Nel 1998, quando anche James Earl Ray morì senza essere riuscito a scagionarsi dall’accusa di omicidio, Martin Luther King era diventato ormai da tempo una specie di mucca sacra per l’America. Bastava una piccola critica al suo operato per essere accusati di razzismo persino dai conservatori di destra. I più acerrimi nemici di un tempo riuscirono a fare di King una specie di personaggio virtuale addomesticato, adattandolo ciascuno al proprio tornaconto. Quando la Casa Bianca aveva dichiarato il giorno della sua nascita festa nazionale, molti rappresentanti della desta avevano protestato e minacciato di dimettersi dal governo, salvo poi approfittare della ricorrenza per commemorare la figura di King paragonandola a quella di Lincoln e Jefferson, rimproverando puntualmente gli afro americani per aver dimenticato i suoi insegnamenti.

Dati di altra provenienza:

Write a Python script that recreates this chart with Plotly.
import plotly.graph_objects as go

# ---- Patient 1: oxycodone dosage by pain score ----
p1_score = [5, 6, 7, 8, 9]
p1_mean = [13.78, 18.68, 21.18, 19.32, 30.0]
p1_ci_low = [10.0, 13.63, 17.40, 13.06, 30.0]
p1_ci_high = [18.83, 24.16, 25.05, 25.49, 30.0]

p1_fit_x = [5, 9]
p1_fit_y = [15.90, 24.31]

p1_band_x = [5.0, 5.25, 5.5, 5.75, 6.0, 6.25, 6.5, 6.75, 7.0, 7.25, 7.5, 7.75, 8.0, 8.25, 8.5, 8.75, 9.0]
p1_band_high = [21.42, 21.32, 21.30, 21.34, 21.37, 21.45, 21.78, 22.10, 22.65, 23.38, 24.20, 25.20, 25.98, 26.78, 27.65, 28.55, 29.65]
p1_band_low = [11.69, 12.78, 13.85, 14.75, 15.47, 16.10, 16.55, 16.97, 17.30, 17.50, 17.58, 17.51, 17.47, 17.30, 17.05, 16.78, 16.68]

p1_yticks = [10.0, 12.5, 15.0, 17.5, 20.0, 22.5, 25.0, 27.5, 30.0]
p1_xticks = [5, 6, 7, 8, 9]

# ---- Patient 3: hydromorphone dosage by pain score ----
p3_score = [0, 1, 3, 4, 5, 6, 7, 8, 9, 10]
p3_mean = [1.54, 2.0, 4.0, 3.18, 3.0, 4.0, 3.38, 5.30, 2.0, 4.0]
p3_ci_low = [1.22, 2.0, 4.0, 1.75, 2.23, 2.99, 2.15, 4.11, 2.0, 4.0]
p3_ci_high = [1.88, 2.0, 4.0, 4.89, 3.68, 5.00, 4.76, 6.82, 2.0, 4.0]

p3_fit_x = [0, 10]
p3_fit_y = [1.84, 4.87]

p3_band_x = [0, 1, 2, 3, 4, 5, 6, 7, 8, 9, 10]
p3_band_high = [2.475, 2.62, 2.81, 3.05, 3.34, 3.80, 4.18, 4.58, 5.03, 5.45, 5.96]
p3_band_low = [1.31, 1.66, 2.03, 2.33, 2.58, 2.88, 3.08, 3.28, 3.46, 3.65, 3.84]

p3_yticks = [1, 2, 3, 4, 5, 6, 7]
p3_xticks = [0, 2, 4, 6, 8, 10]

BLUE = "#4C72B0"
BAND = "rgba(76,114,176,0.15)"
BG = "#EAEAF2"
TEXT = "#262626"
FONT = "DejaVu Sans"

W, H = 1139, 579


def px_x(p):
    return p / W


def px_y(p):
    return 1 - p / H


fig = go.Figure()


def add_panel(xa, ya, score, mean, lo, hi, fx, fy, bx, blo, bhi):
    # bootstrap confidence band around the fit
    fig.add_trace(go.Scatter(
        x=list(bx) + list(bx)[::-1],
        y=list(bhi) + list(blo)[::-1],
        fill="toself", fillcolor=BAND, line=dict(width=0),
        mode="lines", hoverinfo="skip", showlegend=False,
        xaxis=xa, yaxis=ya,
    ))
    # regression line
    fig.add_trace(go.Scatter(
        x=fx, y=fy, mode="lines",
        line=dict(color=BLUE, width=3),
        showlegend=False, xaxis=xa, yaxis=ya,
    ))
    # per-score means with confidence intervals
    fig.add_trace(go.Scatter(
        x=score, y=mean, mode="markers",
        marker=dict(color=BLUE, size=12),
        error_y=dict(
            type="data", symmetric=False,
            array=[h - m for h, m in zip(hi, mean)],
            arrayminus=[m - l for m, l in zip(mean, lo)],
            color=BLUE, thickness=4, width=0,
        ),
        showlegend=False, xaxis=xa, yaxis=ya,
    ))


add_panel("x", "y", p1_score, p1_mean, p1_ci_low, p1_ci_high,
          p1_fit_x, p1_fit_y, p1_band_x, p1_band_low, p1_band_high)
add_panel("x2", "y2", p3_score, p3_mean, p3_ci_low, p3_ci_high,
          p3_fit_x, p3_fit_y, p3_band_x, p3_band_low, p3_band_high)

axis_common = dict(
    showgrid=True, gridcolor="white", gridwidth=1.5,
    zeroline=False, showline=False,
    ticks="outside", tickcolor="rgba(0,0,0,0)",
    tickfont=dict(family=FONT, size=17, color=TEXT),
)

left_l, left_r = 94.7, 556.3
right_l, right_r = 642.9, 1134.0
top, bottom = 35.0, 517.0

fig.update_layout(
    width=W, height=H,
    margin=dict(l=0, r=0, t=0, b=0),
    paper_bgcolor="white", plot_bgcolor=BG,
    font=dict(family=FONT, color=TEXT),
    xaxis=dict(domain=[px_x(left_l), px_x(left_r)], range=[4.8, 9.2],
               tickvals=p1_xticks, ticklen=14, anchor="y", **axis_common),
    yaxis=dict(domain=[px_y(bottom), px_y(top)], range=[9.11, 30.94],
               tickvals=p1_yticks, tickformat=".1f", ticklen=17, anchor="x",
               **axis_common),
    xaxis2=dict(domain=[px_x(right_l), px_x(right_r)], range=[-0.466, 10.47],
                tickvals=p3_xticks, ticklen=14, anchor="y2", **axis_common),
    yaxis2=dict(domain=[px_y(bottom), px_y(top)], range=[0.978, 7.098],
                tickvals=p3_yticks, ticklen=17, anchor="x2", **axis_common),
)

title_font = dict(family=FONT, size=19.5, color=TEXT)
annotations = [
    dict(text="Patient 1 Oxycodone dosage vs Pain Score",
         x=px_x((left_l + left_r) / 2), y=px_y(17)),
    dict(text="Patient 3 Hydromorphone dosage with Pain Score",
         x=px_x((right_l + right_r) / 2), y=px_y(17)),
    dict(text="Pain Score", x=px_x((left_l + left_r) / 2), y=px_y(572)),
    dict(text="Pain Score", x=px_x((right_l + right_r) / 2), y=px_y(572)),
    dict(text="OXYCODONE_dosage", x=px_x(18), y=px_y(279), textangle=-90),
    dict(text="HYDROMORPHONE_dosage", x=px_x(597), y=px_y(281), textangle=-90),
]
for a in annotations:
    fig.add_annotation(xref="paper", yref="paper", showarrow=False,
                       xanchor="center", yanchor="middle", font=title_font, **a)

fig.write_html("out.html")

Ciascuno a suo modo, i fanatici della destra religiosa hanno assimilato le battaglie di King chi alle proprie macchinazioni anti-abortiste, fino a fare di lui un apostolo pro-life. I tink tank del governo sostengono di aver modellato il loro statuto sulla scia della sua saggezza e nei salotti di destra si disserta di King come di un federalista convinto o di un seguace del pensiero liberale. Altri ne hanno fatto una bandiera anti-comunista e un sostenitore del libero commercio. Insomma, tra i vari devoti alla sua memoria, ciascuno è riuscito a crearsi un Martin Luther King a sua immagine e somiglianza che però non è mai esistito.

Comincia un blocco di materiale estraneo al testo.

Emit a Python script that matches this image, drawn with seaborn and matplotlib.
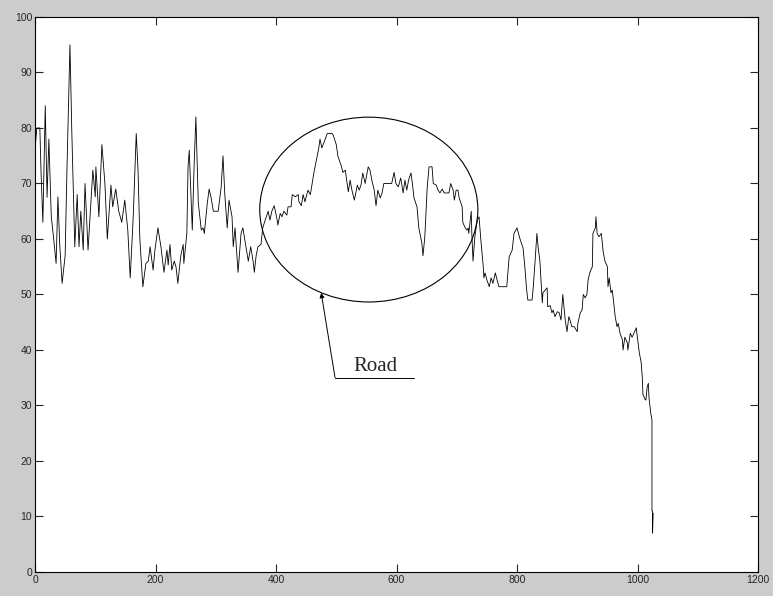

In realtà King fu solo un uomo e, come accade a molti uomini, sentì spesso il richiamo della carne, arrivando a tradire ripetutamente la moglie, pur amandola sinceramente. Le sue battaglie costituiscono ancora oggi uno dei passaggi più belli della storia dei neri d’America ma non mancarono errori di valutazioni. Se la destra americana vuole veramente onorare la sua memoria dovrebbe come prima cosa non servirsene per promuovere piani ai quali King non avrebbe certamente aderito.